A. Faktor-faktor Penyebab Lupa dalam Belajar
Lupa dapat terjadi ketika terjadi konflik antara item-item informasi atau materi pelajaran yang ada dalam sistem memori seseorang. Misalnya, seorang siswa yang belajar beberapa konsep matematika dalam satu waktu seperti rumus pitagoras, matrix, trigonometri, dan limit.

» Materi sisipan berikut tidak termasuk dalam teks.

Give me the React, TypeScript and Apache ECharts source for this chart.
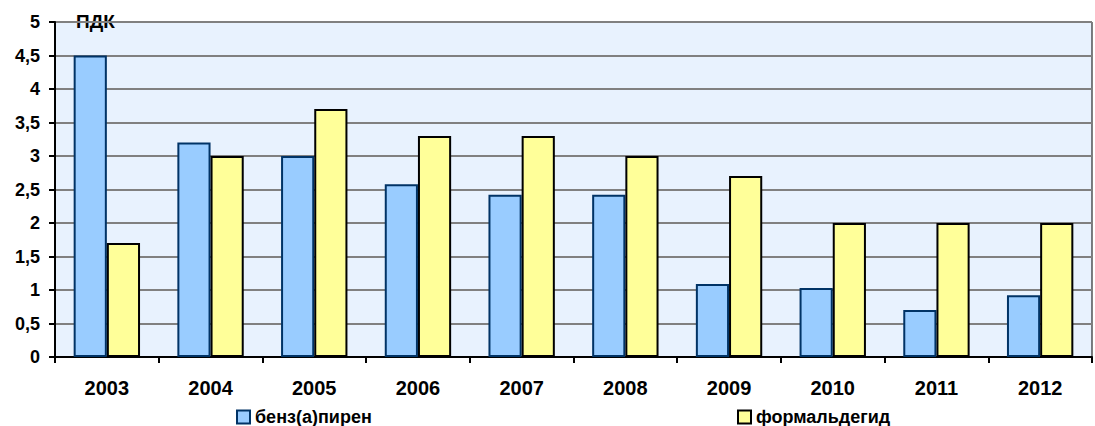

(Lahey, 2006) Dalam bukunya menyebutkan teori-teori tentang faktor yang menyebabkan lupa:
1. Teori Penurunan (Decay Theory)
Menurut teori ini, lupa terjadi ketika informasi telah tersimpan dalam memori untuk waktu yang lama dan tidak digunakan. Namun, teori ini seringkali diperdebatkan karena dalam kehidupan sehari-hari, lupa tidak hanya terjadi karena lamanya penyimpanan informasi. Sebenarnya, lupa lebih sering terjadi pada tahap awal seperti saat kita baru mendapatkan informasi atau ketika informasi masih dalam memori jangka pendek. Jika informasi berhasil mencapai memori jangka panjang, lupa terjadi bukan karena tidak digunakan dalam waktu lama, melainkan karena terganggu oleh informasi lain atau tercampur dengan informasi yang serupa.
2. Teori Gangguan (Interference Theory)
Menurut teori ini, lupa bukan disebabkan oleh lamanya penyimpanan informasi, tetapi karena adanya gangguan dari informasi lain. Misalnya, saat kita berusaha mengingat sesuatu, informasi yang mirip dengan yang ingin kita ingat dapat mengganggu proses pengingatan. Teori ini mencakup dua jenis gangguan, yaitu gangguan proaktif dan gangguan retroaktif. Gangguan proaktif terjadi ketika informasi yang sudah kita simpan sebelumnya menghambat kemampuan kita mengingat informasi baru. Sedangkan, gangguan retroaktif terjadi ketika informasi baru yang baru saja kita dapatkan menghambat kemampuan kita mengingat informasi yang sudah ada sebelumnya.